The company filed a claim with one of its insurance companies under an executive protection policy. The insurer took the position the claim was not covered under the "computer fraud by a third person" coverage, nor under the "funds transfer fraud" coverage. According to the insurer, the loss was covered under the "social engineering fraud" coverage, which was capped at $50,000 US. 

The company challenged the insurer's interpretation of the policy before the Quebec Superior Court. The court, however, sided with the insurer and held that the loss was only covered under the $50,000 US "social engineering fraud" coverage.

Computer fraud by a third person and funds transfer fraud coverage not available

According to the court, the loss was not covered by the computer fraud by a third person coverage. This coverage was defined as the unlawful taking of money through using a computer system. The court held that this definition referred to the direct act of stealing money through a computer, and not to a situation where, as here, the fraudster duped the company's employee into voluntarily transferring money into the fraudster's bank account.

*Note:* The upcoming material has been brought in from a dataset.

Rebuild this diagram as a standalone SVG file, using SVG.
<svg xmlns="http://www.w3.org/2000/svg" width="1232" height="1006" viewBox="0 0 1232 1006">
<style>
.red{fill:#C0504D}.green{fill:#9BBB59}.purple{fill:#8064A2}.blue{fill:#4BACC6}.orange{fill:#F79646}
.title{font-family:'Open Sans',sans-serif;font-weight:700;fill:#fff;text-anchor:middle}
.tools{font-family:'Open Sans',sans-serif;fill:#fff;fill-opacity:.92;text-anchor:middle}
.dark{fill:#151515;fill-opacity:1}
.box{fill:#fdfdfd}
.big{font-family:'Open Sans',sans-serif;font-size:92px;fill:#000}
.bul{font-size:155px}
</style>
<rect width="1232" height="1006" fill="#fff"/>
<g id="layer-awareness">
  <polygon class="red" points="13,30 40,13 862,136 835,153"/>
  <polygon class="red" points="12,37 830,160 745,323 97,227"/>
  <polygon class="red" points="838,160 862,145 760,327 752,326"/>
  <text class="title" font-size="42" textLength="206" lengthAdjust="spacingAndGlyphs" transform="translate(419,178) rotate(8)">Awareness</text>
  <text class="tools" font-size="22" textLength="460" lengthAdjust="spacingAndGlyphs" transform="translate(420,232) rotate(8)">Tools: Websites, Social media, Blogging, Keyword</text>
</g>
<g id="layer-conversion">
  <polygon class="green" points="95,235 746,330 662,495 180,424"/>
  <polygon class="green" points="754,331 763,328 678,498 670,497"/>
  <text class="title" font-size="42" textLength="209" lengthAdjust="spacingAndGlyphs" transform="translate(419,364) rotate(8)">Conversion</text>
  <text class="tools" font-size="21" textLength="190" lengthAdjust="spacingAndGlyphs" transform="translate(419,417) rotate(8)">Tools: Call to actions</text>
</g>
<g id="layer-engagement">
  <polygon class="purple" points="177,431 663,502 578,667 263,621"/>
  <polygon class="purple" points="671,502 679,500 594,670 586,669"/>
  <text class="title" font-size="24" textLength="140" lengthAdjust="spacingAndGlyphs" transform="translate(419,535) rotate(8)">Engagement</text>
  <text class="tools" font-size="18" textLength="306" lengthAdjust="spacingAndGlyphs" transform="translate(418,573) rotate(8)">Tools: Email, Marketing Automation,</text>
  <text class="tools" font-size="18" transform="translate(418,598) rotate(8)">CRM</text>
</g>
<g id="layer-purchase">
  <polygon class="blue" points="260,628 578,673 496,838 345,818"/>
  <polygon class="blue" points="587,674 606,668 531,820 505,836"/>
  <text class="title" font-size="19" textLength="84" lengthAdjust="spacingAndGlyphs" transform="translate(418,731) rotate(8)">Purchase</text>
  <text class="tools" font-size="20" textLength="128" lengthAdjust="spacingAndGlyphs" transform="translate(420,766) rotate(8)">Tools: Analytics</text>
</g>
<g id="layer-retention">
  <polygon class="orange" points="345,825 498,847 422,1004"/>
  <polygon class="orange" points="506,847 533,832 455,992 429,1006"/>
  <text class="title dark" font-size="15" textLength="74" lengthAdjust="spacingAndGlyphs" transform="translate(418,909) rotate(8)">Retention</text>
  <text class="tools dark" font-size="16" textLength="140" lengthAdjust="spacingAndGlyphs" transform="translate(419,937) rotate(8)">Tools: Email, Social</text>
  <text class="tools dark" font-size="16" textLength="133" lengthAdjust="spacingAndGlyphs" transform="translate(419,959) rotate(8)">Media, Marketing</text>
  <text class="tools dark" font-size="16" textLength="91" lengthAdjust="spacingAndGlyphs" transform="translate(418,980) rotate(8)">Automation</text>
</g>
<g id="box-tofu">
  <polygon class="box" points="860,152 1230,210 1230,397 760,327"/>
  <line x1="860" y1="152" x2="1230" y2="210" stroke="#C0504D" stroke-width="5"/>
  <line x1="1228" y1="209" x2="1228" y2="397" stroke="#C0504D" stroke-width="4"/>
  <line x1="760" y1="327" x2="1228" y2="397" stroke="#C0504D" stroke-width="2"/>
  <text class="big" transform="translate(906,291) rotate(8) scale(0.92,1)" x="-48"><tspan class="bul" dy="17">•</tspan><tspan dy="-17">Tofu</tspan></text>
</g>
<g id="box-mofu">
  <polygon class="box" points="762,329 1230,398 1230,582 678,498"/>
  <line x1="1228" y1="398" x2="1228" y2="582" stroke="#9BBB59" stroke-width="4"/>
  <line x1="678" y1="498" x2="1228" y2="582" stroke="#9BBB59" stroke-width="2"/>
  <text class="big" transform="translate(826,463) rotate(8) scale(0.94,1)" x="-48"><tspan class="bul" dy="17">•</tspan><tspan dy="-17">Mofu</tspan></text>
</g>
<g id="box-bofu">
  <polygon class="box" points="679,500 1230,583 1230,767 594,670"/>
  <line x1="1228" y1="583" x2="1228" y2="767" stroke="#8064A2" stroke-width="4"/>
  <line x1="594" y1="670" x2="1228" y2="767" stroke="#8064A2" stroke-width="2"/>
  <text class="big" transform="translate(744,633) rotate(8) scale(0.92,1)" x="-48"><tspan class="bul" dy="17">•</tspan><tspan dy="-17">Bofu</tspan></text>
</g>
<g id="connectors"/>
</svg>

The court then examined whether the loss was covered under the funds transfer fraud coverage. Once again, the court sided with the insurer and held that this coverage was not available to the insured. This coverage was defined as fraudulent instructions issued to a financial institution directing such institution to transfer money from an account maintained by an insured without the insured's knowledge or consent.

According to the court, this coverage is only triggered when the insured's bank is tricked into transferring money following instructions that were not the insured's, and which the insured neither had knowledge of nor consented to. In the present case, however, the fraudster never issued fraudulent wire transfer instructions to the company's financial institution without the company's knowledge or consent. On the contrary, the financial institution made the payments in question in accordance with expressly authorized instructions by the company.

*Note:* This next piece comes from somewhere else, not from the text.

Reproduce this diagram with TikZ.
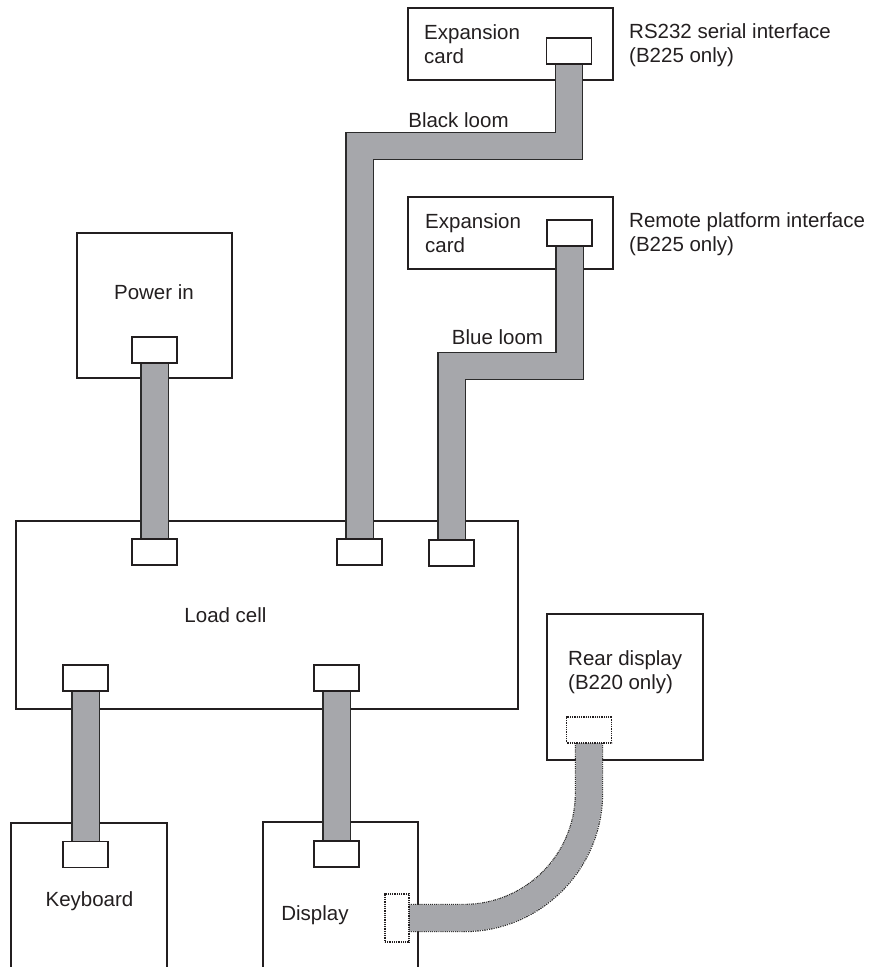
\documentclass[tikz,border=0pt]{standalone}
\usepackage{fontspec}
\setmainfont{Liberation Sans}
\definecolor{boxline}{HTML}{231F20}
\definecolor{plugline}{HTML}{231F20}
\definecolor{cableline}{HTML}{2B2B2B}
\definecolor{cablegray}{HTML}{A6A7AB}
\definecolor{textcol}{HTML}{231F20}
\pgfdeclarelayer{boxes}
\pgfdeclarelayer{plugs}
\pgfsetlayers{boxes,main,plugs}
\begin{document}
\begin{tikzpicture}[x=1pt,y=-1pt,
  box/.style={draw=boxline, line width=1.2pt, fill=white, inner sep=0pt, outer sep=0pt},
  plug/.style={draw=plugline, line width=1.4pt, fill=white, minimum width=45pt,
    minimum height=26pt, inner sep=0pt, outer sep=0pt},
  dotplug/.style={plug, dash pattern=on 1pt off 0.8pt},
  lbl/.style={inner sep=0pt, font=\fontsize{20.5}{24.5}\selectfont, text=textcol},
  cable/.style={draw=cableline, line width=1.2pt, double=cablegray, double distance=26pt},
  softcable/.style={draw=cablegray, line width=26pt,
    preaction={draw=cableline, line width=28.4pt, dash pattern=on 1.2pt off 0.9pt}},
]
\useasboundingbox (0,0) rectangle (879,967);
\clip (0,0) rectangle (879,967);

% units and modules
\begin{pgfonlayer}{boxes}
  \node[box, minimum width=155pt, minimum height=145pt] (power) at (154.5,305.5) {};
  \node[box, minimum width=502pt, minimum height=188pt] (loadcell) at (267,615) {};
  \node[box, minimum width=156pt, minimum height=177pt] (keyboard) at (89,911.5) {};
  \node[box, minimum width=155pt, minimum height=178pt] (display) at (340.5,911) {};
  \node[box, minimum width=205pt, minimum height=72pt] (card1) at (510.5,44) {};
  \node[box, minimum width=205pt, minimum height=72pt] (card2) at (510.5,233) {};
  \node[box, minimum width=156pt, minimum height=146pt] (reardisp) at (625,687) {};
\end{pgfonlayer}

% connectors
\begin{pgfonlayer}{plugs}
  \node[plug] (pc_top) at (154.5,350) {};
  \node[plug] (pc_lc) at (154.5,552) {};
  \node[plug] (black_lc) at (359.5,552) {};
  \node[plug] (blue_lc) at (451.5,553) {};
  \node[plug] (kb_lc) at (85.5,678) {};
  \node[plug] (disp_lc) at (336.5,678) {};
  \node[plug] (kb) at (85.5,854.5) {};
  \node[plug] (disp_top) at (336.5,854) {};
  \node[plug] (exp1) at (569,51) {};
  \node[plug] (exp2) at (569.5,233) {};
  \node[dotplug] (rear) at (589,730) {};
  \node[dotplug, minimum width=24pt, minimum height=48pt] (disp_side) at (397,918) {};
\end{pgfonlayer}

% looms
\coordinate (bk) at (359.5,146);
\coordinate (bl) at (451.5,366);
\coordinate (rc1) at (589,793);
\coordinate (rc2) at (464,918);
\draw[cable] (pc_top.south) -- (pc_lc.north);
\draw[cable] (exp1.south) |- (bk) -- (black_lc.north);
\draw[cable] (exp2.south) |- (bl) -- (blue_lc.north);
\draw[cable] (kb_lc.south) -- (kb.north);
\draw[cable] (disp_lc.south) -- (disp_top.north);
\draw[softcable] (rear.south) -- (rc1) .. controls +(0,69) and +(69,0) .. (rc2) -- (disp_side.east);

% labels
\node[lbl] (powertxt) at (154,292) {Power in};
\node[lbl] (loadtxt) at (225.5,615) {Load cell};
\node[lbl] (kbtxt) at (89.5,901) {Keyboard};
\node[lbl] (disptxt) at (315,915) {Display};
\node[lbl, align=left, anchor=west] (card1txt) at (424,44) {Expansion\\card};
\node[lbl, align=left, anchor=west] (card2txt) at (425,233) {Expansion\\card};
\node[lbl, align=left, anchor=west] (rs232txt) at (629,45) {RS232 serial interface\\(B225 only)};
\node[lbl, align=left, anchor=west] (remotetxt) at (629,234) {Remote platform interface\\(B225 only)};
\node[lbl, align=left, anchor=west] (reartxt) at (568,672) {Rear display\\(B220 only)};
\node[lbl] (blacktxt) at (458.5,120) {Black loom};
\node[lbl] (bluetxt) at (497.5,337) {Blue loom};
\end{tikzpicture}
\end{document}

Court: a case of social engineering fraud

As discussed above, the court held that the loss was actually covered by the social engineering fraud endorsement. This coverage had been presented to the insured as a new endorsement that broadened the coverage afforded under the policy and was to apply where the loss resulted from an insured having transferred, paid or delivered any money as the direct result of social engineering fraud committed by a person purporting to be a vendor, client, or an employee authorized by the insured to instruct other employees to transfer money. The concept of social engineering fraud was defined as the intentional misleading of an employee, through misrepresentation of a material fact that is relied upon by an employee, believing it be genuine.

The court was of the view that the social engineering fraud endorsement explicitly covered the insured's volitional transfer of funds resulting from a fraudulent scheme perpetrated by a third party who impersonated a legitimate vendor. In reaching its decision, the court relied upon the fact the social engineering fraud loss scenarios described in the brochure provided to the company with the endorsement were very similar to the facts at hand.

Since the endorsement provided for an exclusion stipulating that the social engineering fraud coverage was not affording coverage for loss covered under the computer fraud and funds transfer fraud, the court dismissed the company's argument that the policy can be reasonably construed to afford double coverage and concluded the only coverage available to the company was the $50,000 US provided under the social engineering fraud coverage.

As online fraud keeps spreading across the world, this Quebec Superior Court judgement provides useful guidance regarding whether loss resulting from such online fraud can be the subject of insurance coverage and, if so, under which specific insuring agreement.  


1. The decision of the Quebec Superior Court is especially relevant since the case law dealing with online fraud and insurance coverage is rather scarce in Canada. Another decision of interest in that regard is that rendered by the Alberta Court of Queen's Bench in The Brick Warehouse LP v Chubb Insurance Company of Canada, 2017 ABQB 413.